# [WHAT IS EXPECTED]
Copy the data below exactly, omitting any picture it contains.

* * * * * * *

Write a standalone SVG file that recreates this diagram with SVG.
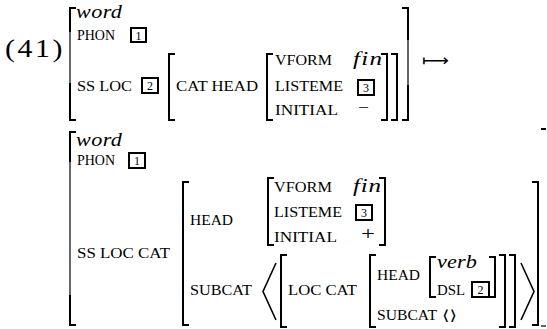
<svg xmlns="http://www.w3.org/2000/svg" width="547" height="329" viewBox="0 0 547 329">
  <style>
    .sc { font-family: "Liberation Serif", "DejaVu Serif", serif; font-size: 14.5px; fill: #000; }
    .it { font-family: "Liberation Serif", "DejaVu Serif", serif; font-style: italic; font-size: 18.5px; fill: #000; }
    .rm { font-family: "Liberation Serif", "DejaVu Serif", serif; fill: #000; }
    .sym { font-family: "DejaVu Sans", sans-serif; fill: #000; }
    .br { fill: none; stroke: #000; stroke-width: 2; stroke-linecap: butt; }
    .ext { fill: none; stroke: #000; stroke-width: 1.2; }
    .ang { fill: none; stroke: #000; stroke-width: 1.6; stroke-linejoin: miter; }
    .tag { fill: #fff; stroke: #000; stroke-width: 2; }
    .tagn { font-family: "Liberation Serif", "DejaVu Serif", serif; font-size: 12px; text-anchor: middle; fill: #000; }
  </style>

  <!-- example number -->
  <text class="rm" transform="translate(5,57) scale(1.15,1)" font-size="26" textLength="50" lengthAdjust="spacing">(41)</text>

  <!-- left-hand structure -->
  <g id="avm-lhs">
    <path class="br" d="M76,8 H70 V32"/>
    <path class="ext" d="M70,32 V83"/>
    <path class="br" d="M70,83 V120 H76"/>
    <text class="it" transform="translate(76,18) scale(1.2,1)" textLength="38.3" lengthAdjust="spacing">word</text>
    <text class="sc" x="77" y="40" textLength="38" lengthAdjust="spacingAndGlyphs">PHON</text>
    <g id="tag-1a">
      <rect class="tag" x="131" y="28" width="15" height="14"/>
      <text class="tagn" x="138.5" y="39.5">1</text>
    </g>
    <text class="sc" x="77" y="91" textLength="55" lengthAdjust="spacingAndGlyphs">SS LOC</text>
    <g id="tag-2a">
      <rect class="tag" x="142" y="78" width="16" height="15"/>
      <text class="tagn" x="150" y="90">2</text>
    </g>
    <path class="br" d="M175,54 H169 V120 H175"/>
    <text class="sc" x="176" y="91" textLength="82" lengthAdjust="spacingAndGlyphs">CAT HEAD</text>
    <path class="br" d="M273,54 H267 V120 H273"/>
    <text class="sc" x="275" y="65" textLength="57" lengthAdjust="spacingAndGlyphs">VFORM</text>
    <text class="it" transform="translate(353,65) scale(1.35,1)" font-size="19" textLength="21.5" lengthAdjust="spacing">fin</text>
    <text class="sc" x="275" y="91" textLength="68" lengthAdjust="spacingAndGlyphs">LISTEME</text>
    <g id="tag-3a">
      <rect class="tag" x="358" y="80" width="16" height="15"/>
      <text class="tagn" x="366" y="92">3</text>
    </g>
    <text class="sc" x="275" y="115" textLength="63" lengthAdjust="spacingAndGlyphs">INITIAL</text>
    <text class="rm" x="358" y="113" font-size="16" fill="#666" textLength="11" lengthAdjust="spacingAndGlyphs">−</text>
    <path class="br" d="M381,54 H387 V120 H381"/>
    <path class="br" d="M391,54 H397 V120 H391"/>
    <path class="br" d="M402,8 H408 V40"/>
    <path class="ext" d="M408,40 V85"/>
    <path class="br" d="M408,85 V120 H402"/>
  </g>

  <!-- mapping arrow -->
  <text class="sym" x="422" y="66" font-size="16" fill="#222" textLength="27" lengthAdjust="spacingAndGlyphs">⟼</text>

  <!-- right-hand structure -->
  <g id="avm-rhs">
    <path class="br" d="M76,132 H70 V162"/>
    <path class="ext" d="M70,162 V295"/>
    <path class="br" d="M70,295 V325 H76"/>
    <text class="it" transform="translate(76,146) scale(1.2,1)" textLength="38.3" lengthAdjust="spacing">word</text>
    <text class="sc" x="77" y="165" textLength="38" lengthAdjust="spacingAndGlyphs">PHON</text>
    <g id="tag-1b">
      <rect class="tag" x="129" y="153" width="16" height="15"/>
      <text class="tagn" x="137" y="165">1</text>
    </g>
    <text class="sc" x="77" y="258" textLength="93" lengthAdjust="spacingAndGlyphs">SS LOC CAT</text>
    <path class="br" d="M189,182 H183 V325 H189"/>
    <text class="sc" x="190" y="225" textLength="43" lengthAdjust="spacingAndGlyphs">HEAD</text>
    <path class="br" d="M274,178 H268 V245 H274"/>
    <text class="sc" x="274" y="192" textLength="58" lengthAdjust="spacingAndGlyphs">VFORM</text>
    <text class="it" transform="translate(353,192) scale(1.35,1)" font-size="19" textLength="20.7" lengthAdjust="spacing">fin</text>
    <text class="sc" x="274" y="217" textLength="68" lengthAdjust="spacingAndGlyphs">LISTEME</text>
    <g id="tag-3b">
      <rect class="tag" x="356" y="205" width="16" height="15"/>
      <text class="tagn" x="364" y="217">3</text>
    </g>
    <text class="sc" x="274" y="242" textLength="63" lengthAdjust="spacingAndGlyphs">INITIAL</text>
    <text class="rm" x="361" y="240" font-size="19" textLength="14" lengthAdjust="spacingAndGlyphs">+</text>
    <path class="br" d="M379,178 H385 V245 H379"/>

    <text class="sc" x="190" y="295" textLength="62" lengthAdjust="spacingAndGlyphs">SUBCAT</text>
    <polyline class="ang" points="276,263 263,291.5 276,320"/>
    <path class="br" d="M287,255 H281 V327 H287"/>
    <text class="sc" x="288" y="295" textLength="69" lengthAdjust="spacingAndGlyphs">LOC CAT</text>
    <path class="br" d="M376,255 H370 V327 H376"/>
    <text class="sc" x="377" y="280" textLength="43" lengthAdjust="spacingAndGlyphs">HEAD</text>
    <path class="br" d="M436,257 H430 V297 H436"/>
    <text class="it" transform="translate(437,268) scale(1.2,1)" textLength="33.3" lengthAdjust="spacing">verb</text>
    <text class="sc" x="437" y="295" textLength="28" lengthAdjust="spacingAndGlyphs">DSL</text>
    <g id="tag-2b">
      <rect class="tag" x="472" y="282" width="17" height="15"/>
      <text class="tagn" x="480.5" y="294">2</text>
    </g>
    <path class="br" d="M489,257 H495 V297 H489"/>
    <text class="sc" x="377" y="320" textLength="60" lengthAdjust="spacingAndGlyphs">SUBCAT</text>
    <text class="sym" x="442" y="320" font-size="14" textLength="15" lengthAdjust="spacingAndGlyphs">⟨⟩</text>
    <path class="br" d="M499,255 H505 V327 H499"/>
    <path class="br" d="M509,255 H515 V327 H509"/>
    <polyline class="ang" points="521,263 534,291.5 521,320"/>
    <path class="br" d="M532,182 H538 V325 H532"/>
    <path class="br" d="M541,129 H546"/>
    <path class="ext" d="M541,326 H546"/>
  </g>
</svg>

* * * * * * *

# [TASK SOLUTION]
Write a standalone SVG file that recreates this diagram with SVG.
<svg xmlns="http://www.w3.org/2000/svg" width="547" height="329" viewBox="0 0 547 329">
  <style>
    .sc { font-family: "Liberation Serif", "DejaVu Serif", serif; font-size: 14.5px; fill: #000; }
    .it { font-family: "Liberation Serif", "DejaVu Serif", serif; font-style: italic; font-size: 18.5px; fill: #000; }
    .rm { font-family: "Liberation Serif", "DejaVu Serif", serif; fill: #000; }
    .sym { font-family: "DejaVu Sans", sans-serif; fill: #000; }
    .br { fill: none; stroke: #000; stroke-width: 2; stroke-linecap: butt; }
    .ext { fill: none; stroke: #000; stroke-width: 1.2; }
    .ang { fill: none; stroke: #000; stroke-width: 1.6; stroke-linejoin: miter; }
    .tag { fill: #fff; stroke: #000; stroke-width: 2; }
    .tagn { font-family: "Liberation Serif", "DejaVu Serif", serif; font-size: 12px; text-anchor: middle; fill: #000; }
  </style>

  <!-- example number -->
  <text class="rm" transform="translate(5,57) scale(1.15,1)" font-size="26" textLength="50" lengthAdjust="spacing">(41)</text>

  <!-- left-hand structure -->
  <g id="avm-lhs">
    <path class="br" d="M76,8 H70 V32"/>
    <path class="ext" d="M70,32 V83"/>
    <path class="br" d="M70,83 V120 H76"/>
    <text class="it" transform="translate(76,18) scale(1.2,1)" textLength="38.3" lengthAdjust="spacing">word</text>
    <text class="sc" x="77" y="40" textLength="38" lengthAdjust="spacingAndGlyphs">PHON</text>
    <g id="tag-1a">
      <rect class="tag" x="131" y="28" width="15" height="14"/>
      <text class="tagn" x="138.5" y="39.5">1</text>
    </g>
    <text class="sc" x="77" y="91" textLength="55" lengthAdjust="spacingAndGlyphs">SS LOC</text>
    <g id="tag-2a">
      <rect class="tag" x="142" y="78" width="16" height="15"/>
      <text class="tagn" x="150" y="90">2</text>
    </g>
    <path class="br" d="M175,54 H169 V120 H175"/>
    <text class="sc" x="176" y="91" textLength="82" lengthAdjust="spacingAndGlyphs">CAT HEAD</text>
    <path class="br" d="M273,54 H267 V120 H273"/>
    <text class="sc" x="275" y="65" textLength="57" lengthAdjust="spacingAndGlyphs">VFORM</text>
    <text class="it" transform="translate(353,65) scale(1.35,1)" font-size="19" textLength="21.5" lengthAdjust="spacing">fin</text>
    <text class="sc" x="275" y="91" textLength="68" lengthAdjust="spacingAndGlyphs">LISTEME</text>
    <g id="tag-3a">
      <rect class="tag" x="358" y="80" width="16" height="15"/>
      <text class="tagn" x="366" y="92">3</text>
    </g>
    <text class="sc" x="275" y="115" textLength="63" lengthAdjust="spacingAndGlyphs">INITIAL</text>
    <text class="rm" x="358" y="113" font-size="16" fill="#666" textLength="11" lengthAdjust="spacingAndGlyphs">−</text>
    <path class="br" d="M381,54 H387 V120 H381"/>
    <path class="br" d="M391,54 H397 V120 H391"/>
    <path class="br" d="M402,8 H408 V40"/>
    <path class="ext" d="M408,40 V85"/>
    <path class="br" d="M408,85 V120 H402"/>
  </g>

  <!-- mapping arrow -->
  <text class="sym" x="422" y="66" font-size="16" fill="#222" textLength="27" lengthAdjust="spacingAndGlyphs">⟼</text>

  <!-- right-hand structure -->
  <g id="avm-rhs">
    <path class="br" d="M76,132 H70 V162"/>
    <path class="ext" d="M70,162 V295"/>
    <path class="br" d="M70,295 V325 H76"/>
    <text class="it" transform="translate(76,146) scale(1.2,1)" textLength="38.3" lengthAdjust="spacing">word</text>
    <text class="sc" x="77" y="165" textLength="38" lengthAdjust="spacingAndGlyphs">PHON</text>
    <g id="tag-1b">
      <rect class="tag" x="129" y="153" width="16" height="15"/>
      <text class="tagn" x="137" y="165">1</text>
    </g>
    <text class="sc" x="77" y="258" textLength="93" lengthAdjust="spacingAndGlyphs">SS LOC CAT</text>
    <path class="br" d="M189,182 H183 V325 H189"/>
    <text class="sc" x="190" y="225" textLength="43" lengthAdjust="spacingAndGlyphs">HEAD</text>
    <path class="br" d="M274,178 H268 V245 H274"/>
    <text class="sc" x="274" y="192" textLength="58" lengthAdjust="spacingAndGlyphs">VFORM</text>
    <text class="it" transform="translate(353,192) scale(1.35,1)" font-size="19" textLength="20.7" lengthAdjust="spacing">fin</text>
    <text class="sc" x="274" y="217" textLength="68" lengthAdjust="spacingAndGlyphs">LISTEME</text>
    <g id="tag-3b">
      <rect class="tag" x="356" y="205" width="16" height="15"/>
      <text class="tagn" x="364" y="217">3</text>
    </g>
    <text class="sc" x="274" y="242" textLength="63" lengthAdjust="spacingAndGlyphs">INITIAL</text>
    <text class="rm" x="361" y="240" font-size="19" textLength="14" lengthAdjust="spacingAndGlyphs">+</text>
    <path class="br" d="M379,178 H385 V245 H379"/>

    <text class="sc" x="190" y="295" textLength="62" lengthAdjust="spacingAndGlyphs">SUBCAT</text>
    <polyline class="ang" points="276,263 263,291.5 276,320"/>
    <path class="br" d="M287,255 H281 V327 H287"/>
    <text class="sc" x="288" y="295" textLength="69" lengthAdjust="spacingAndGlyphs">LOC CAT</text>
    <path class="br" d="M376,255 H370 V327 H376"/>
    <text class="sc" x="377" y="280" textLength="43" lengthAdjust="spacingAndGlyphs">HEAD</text>
    <path class="br" d="M436,257 H430 V297 H436"/>
    <text class="it" transform="translate(437,268) scale(1.2,1)" textLength="33.3" lengthAdjust="spacing">verb</text>
    <text class="sc" x="437" y="295" textLength="28" lengthAdjust="spacingAndGlyphs">DSL</text>
    <g id="tag-2b">
      <rect class="tag" x="472" y="282" width="17" height="15"/>
      <text class="tagn" x="480.5" y="294">2</text>
    </g>
    <path class="br" d="M489,257 H495 V297 H489"/>
    <text class="sc" x="377" y="320" textLength="60" lengthAdjust="spacingAndGlyphs">SUBCAT</text>
    <text class="sym" x="442" y="320" font-size="14" textLength="15" lengthAdjust="spacingAndGlyphs">⟨⟩</text>
    <path class="br" d="M499,255 H505 V327 H499"/>
    <path class="br" d="M509,255 H515 V327 H509"/>
    <polyline class="ang" points="521,263 534,291.5 521,320"/>
    <path class="br" d="M532,182 H538 V325 H532"/>
    <path class="br" d="M541,129 H546"/>
    <path class="ext" d="M541,326 H546"/>
  </g>
</svg>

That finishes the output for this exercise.